The second great issue that arose at the end of the war was that of reparations to the allies from Germany for having begun and lost the war. The acting British foreign secretary, Arthur Balfour, issued his eponymous “Note” in 1922, proposing that, because much of the money the British Empire had borrowed from the US had then been loaned to the other members of the Entente, it should be repaid from, and as, payments were made to Britain from its debtors and from German reparations. The American government disagreed. The loans had been made to Britain in the first place because only it (and possibly France) was creditworthy, and therefore repayment could not depend on the willingness, or ability, of the other nations in the chain of indebtedness to pay. As President Coolidge said: “They hired the money, didn’t they?”

There the situation stood when Churchill became chancellor. And there, as Eicher traces through a large number of newspaper accounts and other resources, especially those of the Churchill Archive, it remained in a bitter stalemate. Churchill used his oratorical and literary talents, and the platform offered by his newspaper owner allies, to make the case that the issues of loans and reparations were joined; Mellon, as the author makes clear, insisted that the war loans were only a rather large banking transaction.

All through the 1920s, the formerly allied governments negotiated terms and conditions of the loans: interest rates; length of time allowed for repayment; exceptions. The moralizing American administration proclaimed that it would accept reparation funds only if laundered through the British Treasury as war loan payments.
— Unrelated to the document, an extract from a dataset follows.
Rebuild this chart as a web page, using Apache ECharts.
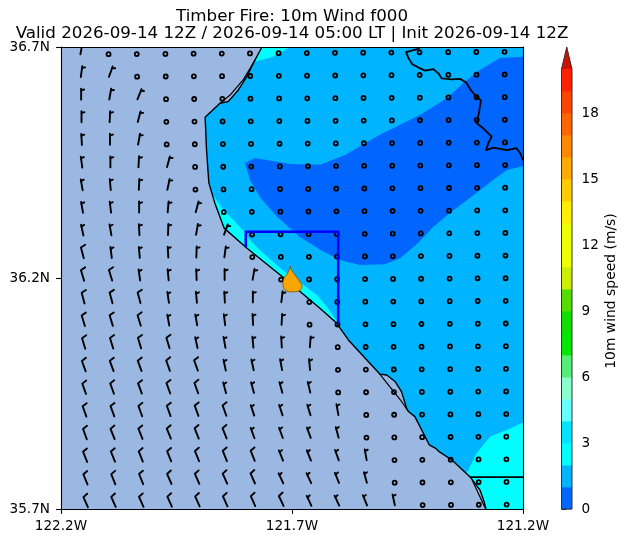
<!DOCTYPE html>
<html><head><meta charset="utf-8">
<style>html,body{margin:0;padding:0;background:#fff}#c{width:628px;height:543px}</style>
<script src="https://cdn.jsdelivr.net/npm/echarts@6/dist/echarts.min.js"></script>
</head><body><div id="c"></div>
<script>
const titleText = "Timber Fire: 10m Wind f000\nValid 2026-09-14 12Z / 2026-09-14 05:00 LT | Init 2026-09-14 12Z";
const lonTicks = [-122.2, -121.7, -121.2];
const latTicks = [35.7, 36.2, 36.7];
const cbarTicks = [0, 3, 6, 9, 12, 15, 18];
const cbarLabel = "10m wind speed (m/s)";
const levelColors = ['#0066ff','#00b4ff','#00ffff','#00e4ff','#66ffff','#88ffcc','#55ee77','#00e800','#10dd00','#55dd00','#ccee00','#eeff00','#eeff00','#ffee00','#ffcc00','#ffaa00','#ff8800','#ff6600','#ff4400','#ff2200'];
const overColor = '#cc1100';
const domain = [[-122.2,35.7],[-121.2,35.7],[-121.2,36.7],[-122.2,36.7]];
const calmLow = [[-121.802,36.449],[-121.780,36.460],[-121.704,36.447],[-121.639,36.445],[-121.585,36.466],[-121.548,36.488],[-121.510,36.510],[-121.423,36.553],[-121.365,36.589],[-121.326,36.625],[-121.293,36.650],[-121.250,36.676],[-121.2,36.679],[-121.2,36.442],[-121.235,36.434],[-121.265,36.412],[-121.315,36.373],[-121.358,36.341],[-121.397,36.308],[-121.427,36.276],[-121.466,36.243],[-121.499,36.230],[-121.553,36.228],[-121.596,36.239],[-121.639,36.261],[-121.683,36.289],[-121.733,36.333],[-121.769,36.375],[-121.791,36.412]];
const cyanTop = [[-121.765,36.7],[-121.704,36.7],[-121.741,36.679],[-121.780,36.668],[-121.813,36.650]];
const cyanCoast = [[-121.871,36.380],[-121.852,36.352],[-121.823,36.321],[-121.800,36.297],[-121.791,36.282],[-121.763,36.254],[-121.720,36.217],[-121.683,36.191],[-121.646,36.163],[-121.624,36.137],[-121.600,36.103],[-121.578,36.064],[-121.683,36.087],[-121.899,36.304]];
const cyanSouth = [[-121.322,35.778],[-121.300,35.821],[-121.271,35.857],[-121.235,35.871],[-121.2,35.887],[-121.2,35.7],[-121.33,35.7]];
const ocean = [[-121.765,36.7],[-121.780,36.672],[-121.798,36.636],[-121.816,36.607],[-121.838,36.582],[-121.856,36.578],[-121.888,36.548],[-121.885,36.477],[-121.880,36.406],[-121.867,36.362],[-121.847,36.308],[-121.798,36.265],[-121.720,36.202],[-121.639,36.134],[-121.603,36.102],[-121.578,36.066],[-121.510,35.992],[-121.495,35.990],[-121.477,35.976],[-121.463,35.954],[-121.452,35.918],[-121.448,35.911],[-121.434,35.900],[-121.403,35.839],[-121.390,35.832],[-121.380,35.823],[-121.354,35.806],[-121.315,35.770],[-121.293,35.741],[-121.284,35.715],[-121.280,35.7],[-122.2,35.7],[-122.2,36.7]];
const coastMain = ocean.slice(0, 31);
const coastBayNorth = [[-121.780,36.672],[-121.805,36.630],[-121.834,36.596],[-121.856,36.578]];
const coastBayMid = [[-121.510,35.992],[-121.466,35.937],[-121.448,35.911]];
const coastBaySouth = [[-121.310,35.763],[-121.282,35.702]];
const borderSouth = [[-121.315,35.769],[-121.2,35.769]];
const borderNorth = [[-121.423,36.697],[-121.453,36.689],[-121.448,36.676],[-121.440,36.663],[-121.427,36.656],[-121.412,36.649],[-121.394,36.652],[-121.383,36.643],[-121.376,36.632],[-121.354,36.630],[-121.336,36.631],[-121.323,36.623],[-121.313,36.607],[-121.300,36.591],[-121.291,36.585],[-121.295,36.560],[-121.300,36.535],[-121.286,36.524],[-121.268,36.506],[-121.275,36.492],[-121.280,36.477],[-121.264,36.482],[-121.235,36.477],[-121.214,36.481],[-121.206,36.470],[-121.2,36.455]];
const domainBox = [[-121.8,36.267],[-121.8,36.3],[-121.6,36.3],[-121.6,36.1]];
const fireLocation = [[-121.699,36.198]];
const gridLon = [-122.158,-122.097,-122.036,-121.974,-121.913,-121.852,-121.791,-121.729,-121.668,-121.607,-121.546,-121.485,-121.424,-121.362,-121.301,-121.240];
const gridLat = [36.684,36.635,36.586,36.537,36.488,36.439,36.390,36.341,36.292,36.243,36.194,36.145,36.096,36.047,35.998,35.949,35.900,35.851,35.802,35.753,35.704];
const rowLonShift = [0,.0008,.0016,.0024,.0032,.0041,.0049,.0057,.0065,.0073,.0081,.0089,.0097,.0105,.0114,.0122,.0130,.0138,.0146,.0154,.0162];
const colShiftScale = [1,.95,.9,.86,.81,.76,.71,.66,.62,.57,.52,.47,.42,.38,.33,.28];
const colLatShift = [0,.0004,.0007,.0011,.0015,.0018,.0022,.0026,.0029,.0033,.0037,.0040,.0044,.0048,.0052,.0055];
const barbDir = [[10],[8,20],[0,10,22],[0,3,15],[-3,0,10],[-8,0,3,15],[-10,-5,3,12],[-10,-7,0,5,15],[-12,-10,-3,2,10,20],[-15,-7,-5,-3,2,8],[-17,-17,-8,-5,-2,0,10],[-15,-15,-15,-8,-5,-3,0,7],[-17,-17,-17,-10,-10,-7,-3,3],[-17,-17,-17,-17,-12,-10,-5,-3,5],[-20,-20,-20,-20,-20,-12,-12,-10,-5],[-20,-20,-20,-20,-20,-15,-15,-15,-13],[-20,-20,-20,-20,-20,-20,-18,-18,-17,-10],[-20,-22,-22,-22,-22,-22,-20,-20,-20,-15],[-22,-22,-22,-22,-22,-22,-22,-22,-22,-20,-10],[-22,-22,-22,-24,-24,-24,-24,-25,-25,-22,-15],[-24,-24,-24,-24,-24,-24,-24,-25,-25,-25,-22,-12]];
const fullBarbCols = [0,0,0,0,0,0,0,0,0,1,2,3,3,4,5,5,6,6,7,7,8];

const FONT = 'DejaVu Sans';
const barbData = [];
gridLat.forEach((lat, r) => gridLon.forEach((lon, c) => {
  const d = barbDir[r][c];
  barbData.push([lon + rowLonShift[r] * colShiftScale[c], lat + colLatShift[c], d === undefined ? 0 : d, d === undefined ? 0 : (c < fullBarbCols[r] ? 2 : 1)]);
}));

function polySeries(pts, color, z) {
  return { type:'custom', coordinateSystem:'cartesian2d', xAxisIndex:0, yAxisIndex:0, silent:true, z, clip:true,
    data:[0], renderItem:(p, api) => ({ type:'polygon', shape:{points:pts.map(q => api.coord(q))}, style:{fill:color, stroke:null} }) };
}
function lineSeries(pts, color, width, z) {
  return { type:'line', xAxisIndex:0, yAxisIndex:0, data:pts, showSymbol:false, silent:true, z, clip:true,
    lineStyle:{color, width, join:'round'}, animation:false };
}
const BL = 11;
function barbItem(p, api) {
  const [x, y] = api.coord([api.value(0), api.value(1)]);
  const kind = api.value(3);
  if (kind === 0) return { type:'circle', shape:{cx:x, cy:y, r:2}, style:{fill:null, stroke:'#000', lineWidth:1.8} };
  const t = api.value(2) * Math.PI / 180, f = t + 72 * Math.PI / 180;
  const tip = [x + Math.sin(t) * BL, y - Math.cos(t) * BL];
  const style = {fill:null, stroke:'#000', lineWidth:1.9, lineCap:'round', lineJoin:'round'};
  if (kind === 2) {
    return { type:'polyline', shape:{points:[[x, y], tip, [tip[0] + Math.sin(f) * BL * .46, tip[1] - Math.cos(f) * BL * .46]]}, style };
  }
  const q = [x + Math.sin(t) * BL * .84, y - Math.cos(t) * BL * .84];
  return { type:'group', children:[
    { type:'polyline', shape:{points:[[x, y], tip]}, style },
    { type:'polyline', shape:{points:[q, [q[0] + Math.sin(f) * BL * .28, q[1] - Math.cos(f) * BL * .28]]}, style }
  ]};
}
const firePath = 'path://M22 0 C24 12 31 18 40 30 C49 42 60 52 58 62 C56 72 44 75 28 75 C12 75 0 70 0 52 C0 38 5 32 12 24 C18 17 20 8 22 0 Z';

const option = {
  animation:false, backgroundColor:'#fff',
  textStyle:{fontFamily:FONT},
  title:{ text:titleText, left:287, top:3, textAlign:'center',
    textStyle:{fontFamily:FONT, fontWeight:'normal', fontSize:16.7, lineHeight:17, color:'#000'} },
  grid:[
    { left:61, top:47, width:462, height:462, show:false },
    { left:561.5, top:69, width:10.5, height:440, show:false }
  ],
  xAxis:[
    { type:'value', gridIndex:0, min:-122.2, max:-121.2, splitLine:{show:false}, z:50,
      axisLine:{show:true, onZero:false, lineStyle:{color:'#000', width:1.1}},
      axisTick:{show:true, length:4.9, lineStyle:{color:'#000', width:1.1}, customValues:lonTicks},
      axisLabel:{color:'#000', fontSize:13.6, fontFamily:FONT, margin:10, customValues:lonTicks, formatter:v => Math.abs(v).toFixed(1) + 'W', hideOverlap:false} },
    { type:'value', gridIndex:0, position:'top', min:-122.2, max:-121.2, splitLine:{show:false}, z:50,
      axisLine:{show:true, onZero:false, lineStyle:{color:'#000', width:1.1}}, axisTick:{show:false}, axisLabel:{show:false} },
    { type:'value', gridIndex:1, min:0, max:1, show:false }
  ],
  yAxis:[
    { type:'value', gridIndex:0, min:35.7, max:36.7, splitLine:{show:false}, z:50,
      axisLine:{show:true, onZero:false, lineStyle:{color:'#000', width:1.1}},
      axisTick:{show:true, length:4.9, lineStyle:{color:'#000', width:1.1}, customValues:latTicks},
      axisLabel:{color:'#000', fontSize:13.6, fontFamily:FONT, margin:11, padding:[6,0,0,0], customValues:latTicks, formatter:v => v.toFixed(1) + 'N', hideOverlap:false} },
    { type:'value', gridIndex:0, position:'right', min:35.7, max:36.7, splitLine:{show:false}, z:50,
      axisLine:{show:true, onZero:false, lineStyle:{color:'#000', width:1.1}}, axisTick:{show:false}, axisLabel:{show:false} },
    { type:'value', gridIndex:1, position:'right', min:0, max:20, splitLine:{show:false},
      axisLine:{show:false},
      axisTick:{show:true, length:4.9, lineStyle:{color:'#000', width:1.1}, customValues:cbarTicks},
      axisLabel:{color:'#000', fontSize:13.6, fontFamily:FONT, margin:9.5, padding:[6,0,0,0], customValues:cbarTicks, hideOverlap:false},
      name:cbarLabel, nameLocation:'middle', nameRotate:90, nameGap:32,
      nameTextStyle:{color:'#000', fontSize:13.9, fontFamily:FONT, padding:[0,4,0,0]} }
  ],
  series:[
    polySeries(domain, levelColors[1], 1),
    polySeries(calmLow, levelColors[0], 2),
    polySeries(cyanTop, levelColors[2], 2),
    polySeries(cyanCoast, levelColors[2], 2),
    polySeries(cyanSouth, levelColors[2], 2),
    polySeries(ocean, '#9bb8e3', 3),
    lineSeries(coastMain, '#000', 1.4, 4),
    lineSeries(coastBayNorth, '#000', 1.2, 4),
    lineSeries(coastBayMid, '#000', 1.2, 4),
    lineSeries(coastBaySouth, '#000', 1.2, 4),
    lineSeries(borderSouth, '#000', 1.8, 4),
    lineSeries(borderNorth, '#000', 1.8, 4),
    { type:'custom', xAxisIndex:0, yAxisIndex:0, data:barbData, renderItem:barbItem, silent:true, z:5, clip:true },
    lineSeries(domainBox, '#0000ff', 2.6, 6),
    { type:'scatter', xAxisIndex:0, yAxisIndex:0, data:fireLocation, symbol:firePath, symbolSize:[19,26], silent:true, z:7,
      itemStyle:{color:'#f9a602', borderColor:'#7a5200', borderWidth:.8, opacity:1} },
    { type:'custom', xAxisIndex:2, yAxisIndex:2, silent:true, clip:false, z:2, data:levelColors.map((c, i) => i),
      renderItem:(p, api) => {
        const lo = api.value(0), a = api.coord([0, lo]), b = api.coord([1, lo + 1]);
        return { type:'rect', shape:{x:a[0], y:b[1], width:b[0]-a[0], height:a[1]-b[1]+.4}, style:{fill:levelColors[lo], stroke:null} };
      } },
    { type:'custom', xAxisIndex:2, yAxisIndex:2, silent:true, clip:false, z:2, data:[0],
      renderItem:(p, api) => ({ type:'polygon', shape:{points:[[0,20],[.5,21],[1,20]].map(q => api.coord(q))}, style:{fill:overColor, stroke:null} }) },
    { type:'custom', xAxisIndex:2, yAxisIndex:2, silent:true, clip:false, z:3, data:[0],
      renderItem:(p, api) => ({ type:'polygon', shape:{points:[[0,0],[0,20],[.5,21],[1,20],[1,0]].map(q => api.coord(q))}, style:{fill:null, stroke:'#333', lineWidth:1} }) }
  ]
};
echarts.init(document.getElementById('c'), null, {renderer:'canvas'}).setOption(option);
</script></body></html>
The other victors, especially the French, counted their reparation payments as assets before they were received, although, as John Maynard Keynes pointed out, the German economy could not be simultaneously destroyed and counted on continually to transfer immense sums to the victors.

American bankers from the House of Morgan found what they thought of as a brilliant solution: they sold bonds to investors on Wall Street and lent the proceeds to Germany, which then sent them as reparations to the debtor nations, which used those funds to buy American products and make payments on their war debts to the US. In the end, this was a pyramid scheme resting on the investments of thousands, then millions, of Americans.

Churchill, during one of his spells of personal insolvency, embarked on a North American lecture tour to replenish his finances. Dazzled by the Wall Street boom, he invested his profits in Wall Street the day before the Great Crash, losing the lot. Mellon, still Secretary of the Treasury, welcomed the Crash and the subsequent Depression, saying that they would “wring the rot” from the system. By mid-1933, all European debtor nations except Finland had defaulted on their loans from the US, and Mellon was as wealthy as ever. In Mellon vs. Churchill, Jill Eicher brings to today’s readers mostly forgotten events that were once the stuff of headlines on both sides of the Atlantic, but whose implications still resonate today.